Published: 21-01-2020 11:00 | Updated: 21-01-2020 14:13

New opportunity for cancer drug development

After years of research on cell surface receptors called Frizzleds, researchers at Karolinska Institutet provide the proof-of-principle that these receptors are druggable by small molecules. The results, which are published in the scientific journal Nature Communications, open for new strategies to treat different types of cancer.

For more than 20 years Frizzleds (FZDs) have been proposed as suitable therapeutic targets for the treatment of diverse forms of cancer and several other disorders, such as fibrosis and cardiovascular disorders. They belong to the family of G protein-coupled receptors, which are involved in the progress of many diseases and are very common targets for drugs.

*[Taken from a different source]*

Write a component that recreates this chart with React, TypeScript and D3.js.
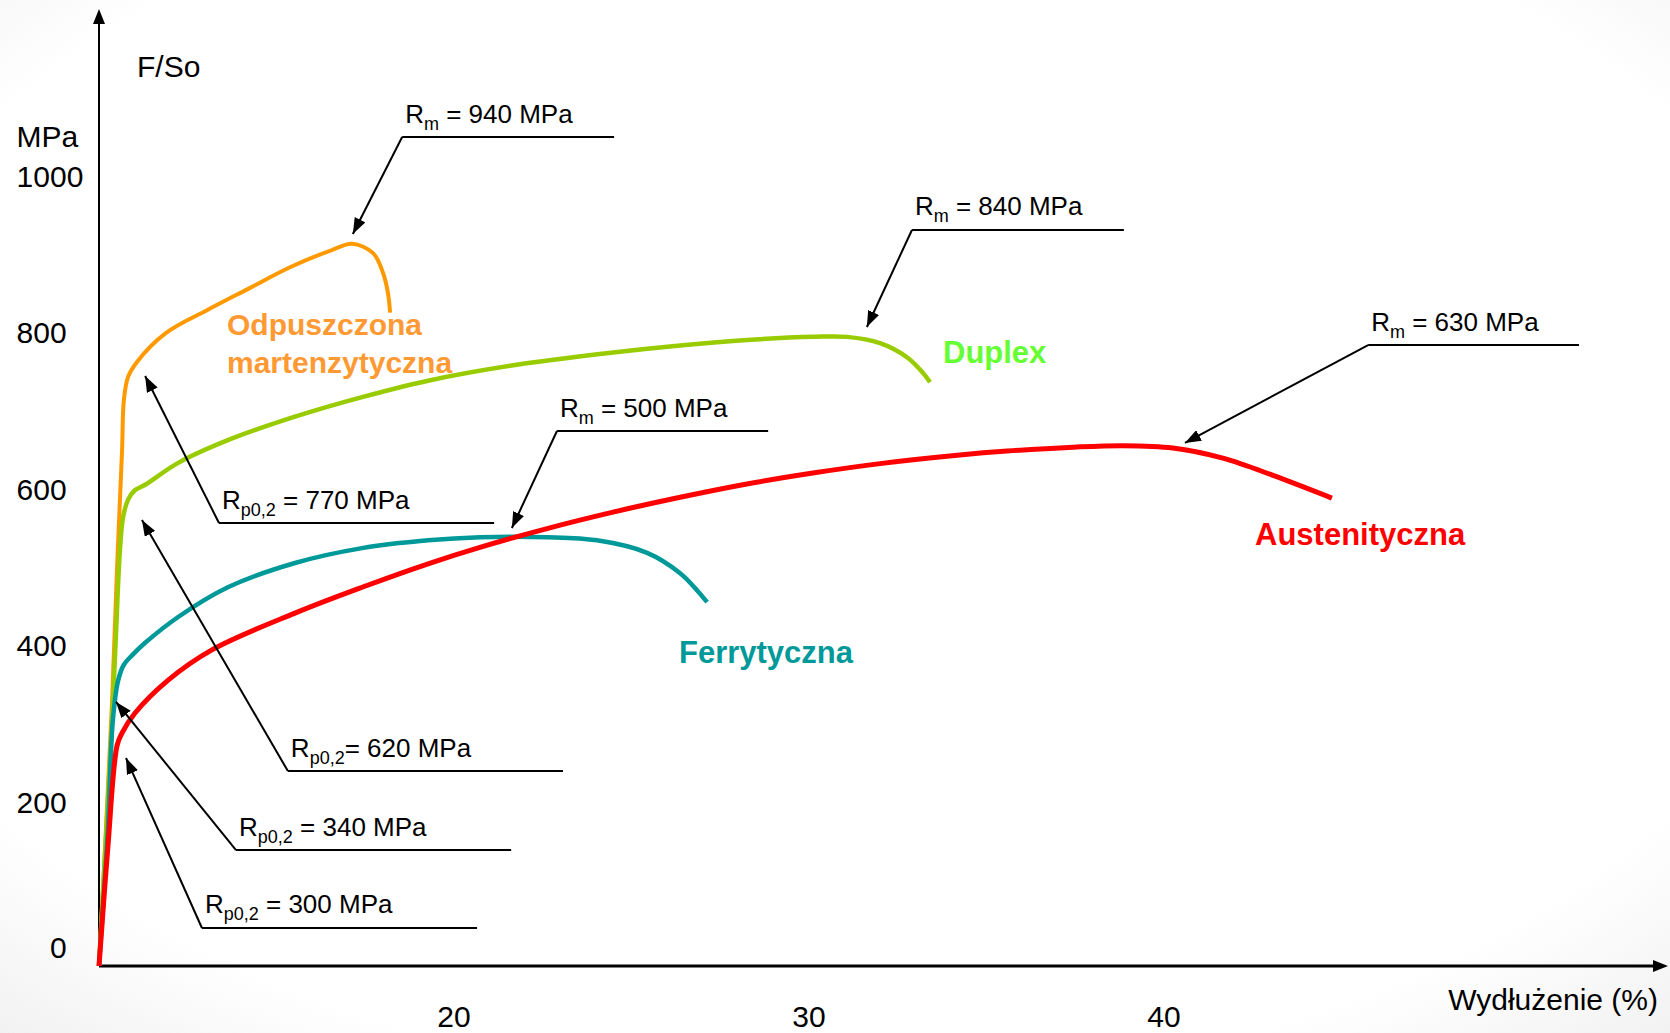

Large efforts have been undertaken to attack FZDs using therapeutic antibodies and other biopharmaceuticals. It has not previously been possible to design small molecules that would target FZDs pharmacologically. The Schulte laboratory at the Department of Physiology and Pharmacology, Karolinska Institutet, has now repurposed an existing small-molecule drug targeting a related receptor and shown that it can bind to and activate FZDs.

May lead to new cancer treatments

Gunnar Schulte, professor at the Department of Physiology and Pharmacology
Gunnar Schulte. Photo: Stefan Zimmerman

“Our study provides proof-of-principle that it is possible to target FZDs with small molecules,” says Professor Gunnar Schulte, who led the study. “This is a breakthrough laying the basis for development of novel and improved compounds that target FZDs for the treatment of different types of cancer.”

Key to the discovery was on the one hand a basic understanding of FZDs as pharmacological receptors and on the other hand a technical advance in drug screening.

First small molecule that activates Frizzleds

“However, the most important driving force was a clever, translational idea by postdoctoral fellow Pawel Kozielewicz in my lab, who identified the first small molecule that activates a Frizzled receptor,” says Gunnar Schulte. “Furthermore, computer simulations performed by postdoctoral fellow Ainoleena Turku allowed validation of laboratory experiments presenting deep structural insight into receptor-drug interactions.”

The computer simulation shows the interaction between the Frizzled receptor FZD6 (white cartoon) and the drug molecule SAG1.3 (violet spheres). SAG1.3 acts as a so-called partial agonist.

The study was performed in collaboration with colleagues in Germany and Japan. It was financed by several funding bodies, including Karolinska Institutet, the Swedish Research Council, the Swedish Cancer Society, the Novo Nordisk Foundation, Marie Skłodowska‑Curie Actions (FP7), the Wenner-Gren Foundations, and the Olle Engkvist Byggmästare Foundation and relied on access to the Swedish National Infrastructure for Computing. The authors declare no conflict of interest.


“Structural insight into small molecule action on Frizzleds”. Paweł Kozielewicz, Ainoleena Turku, Carl-Fredrik Bowin, Julian Petersen, Jana Valnohova, Maria Consuelo Alonso Cañizal, Yuki Ono, Asuka Inoue, Carsten Hoffmann, Gunnar Schulte. Nature Communications, online 21 January 2020, doi: 10.1038/s41467-019-14149-3.